Nemmeno gli effetti del referendum del 1995, scrivono infatti i giudici
nella loro sentenza, può impedire la cessione delle quote dei lavoratori
al sindacato a cui liberalmente scelgono di aderire in virtù di un
principio costituzionale : “È stato ripristinato un diritto elementare”,
aveva commentato il responsabile auto della Fiom, Giorgio Airaudo.
Tutto risolto dunque? Macché. Con una mossa a sorpresa (che peró è
rivelatrice di una volontà politica chiara) la Fiat scegli di ignorare
la sentenza e il suo spirito. Lo scrivono i legali dello studio De Dominicis,
che rappresenta il Lingotto: “Le società da noi rappresentate , fatta
ampia riserva di opposizione avverso l’indicato provvedimento – si legge
nella loro lettera – ritengono di avere diritto comunque a ottenere il
pieno e totale rimborso di ogni qualsivoglia onere conseguente alle
attività di carattere gestionale, amministrativo e contabile e alle
spese tutte collegate alle menzionate operazioni di accredito mensile”.
Non solo: “Di ciò – scrivono gli avocati di Marchionne –
verrà dato avviso anche ai singoli lavoratori interessati”. Ovvero,
tradotto dall’avvocatese, gli iscritti subiranno una piccola campagna
epistolare, a forte carattere dissuasivo.
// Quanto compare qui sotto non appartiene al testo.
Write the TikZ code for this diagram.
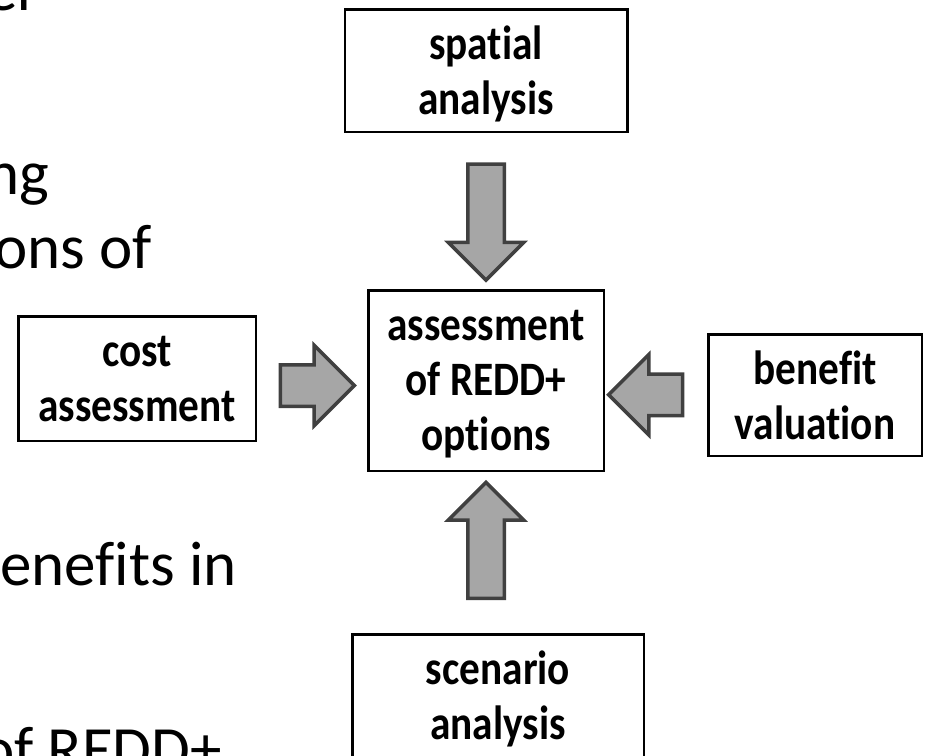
\documentclass[tikz,border=0pt]{standalone}
\usepackage{fontspec}
\setmainfont[Ligatures=NoCommon]{Carlito}
\newfontfamily\boxfont[FakeStretch=0.86, Ligatures=NoCommon]{Carlito}
\usepackage{tikz}
\usetikzlibrary{shapes.arrows,positioning,calc}

\definecolor{arrfill}{HTML}{A6A6A6}
\definecolor{arrline}{HTML}{404040}

\begin{document}
\begin{tikzpicture}[x=1pt, y=-1pt,
    box/.style={draw, line width=2.5pt, inner sep=0pt, align=center, text depth=0pt,
      font=\boxfont\bfseries\fontsize{48}{55}\selectfont},
    blockarr/.style={single arrow, draw=arrline, fill=arrfill, line width=3.5pt,
      inner sep=16.5pt, single arrow head extend=19.5pt, minimum height=#1},
    bodytext/.style={anchor=base east, inner sep=0pt, font=\fontsize{63}{76}\selectfont}]
  \useasboundingbox (0,0) rectangle (928,755);
  \clip (0,0) rectangle (928,755);

  % text of the slide behind the figure
  \node[bodytext] (TxtA) at (40,10) {er};
  \node[bodytext] (TxtB) at (49,194) {ng};
  \node[bodytext] (TxtC) at (152,268) {ons of};
  \node[bodytext] (TxtD) at (237,585) {enefits in};
  \node[bodytext] (TxtE) at (222,770) {of REDD+};

  % boxes
  \node[box, minimum width=235.5pt, minimum height=180.5pt] (Assess) at (486,380.5) {assessment\\of REDD+\\options};
  \node[box, minimum width=282.5pt, minimum height=122.5pt, above=156pt of Assess] (Spatial) {spatial\\analysis};
  \node[box, minimum width=237.5pt, minimum height=124.5pt, left=110pt of Assess, yshift=2pt] (Cost) {cost\\assessment};
  \node[box, minimum width=213.5pt, minimum height=121.5pt, right=102pt of Assess, yshift=-14.5pt] (Benefit) {benefit\\valuation};
  \node[box, minimum width=291.5pt, minimum height=122.5pt, below=161pt of Assess, xshift=12pt] (Scenario) {scenario\\analysis};

  % block arrows
  \node[blockarr=116pt, rotate=-90] (ArrSpatial) at ($(Spatial.south)!0.5!(Assess.north)+(0,2)$) {};
  \node[blockarr=116pt, rotate=90] (ArrScenario) at ($(Assess.south)!0.5!(Assess.south |- Scenario.north)+(0,-3)$) {};
  \node[blockarr=74pt, inner sep=19pt] (ArrCost) at ($(Cost.east)!0.5!(Assess.west)+(-5,6)$) {};
  \node[blockarr=74pt, inner sep=19pt, rotate=180] (ArrBenefit) at ($(Assess.east)!0.5!(Benefit.west)+(0,7)$) {};
\end{tikzpicture}
\end{document}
E a quanto ammonta il prelievo
che la Fiat immagina di dover applicare per le sue spese gestionali:
gli avvocati lo hanno già fissato, nella loro memoria difensiva. Di
quanto? Sentite qui: “Questa difesa ritiene di dover stimare, avuto
riguardo dei costi di una risorsa impiegatizia, un costo medio di 4, 5
euro per ciascuna cessione”. A cui secondo la Fiat vanno aggiunti “avuto
riguardo ai costi nei praticati dagli istituti bancari nazionali per
ciascun bonifico e agli oneri connessi per la materiale gestione
contabile 3 euro”. Quindi, a seconda dei calcoli, 7 o 8 euro. “Marchionne – commenta Airaudo
– si lamenta di essere costretto alle cause, ma è con questi
comportamenti che ci costringe solo alle cause. Questo tentativo è grave
per due motivi: da un lato cerca di imporre una tassa sulla libertà
sindacale. Dall’altro cerca di intimidire gli iscritti. Su questo deve
intervenire il governo”. Fornero se ci sei batti un colpo.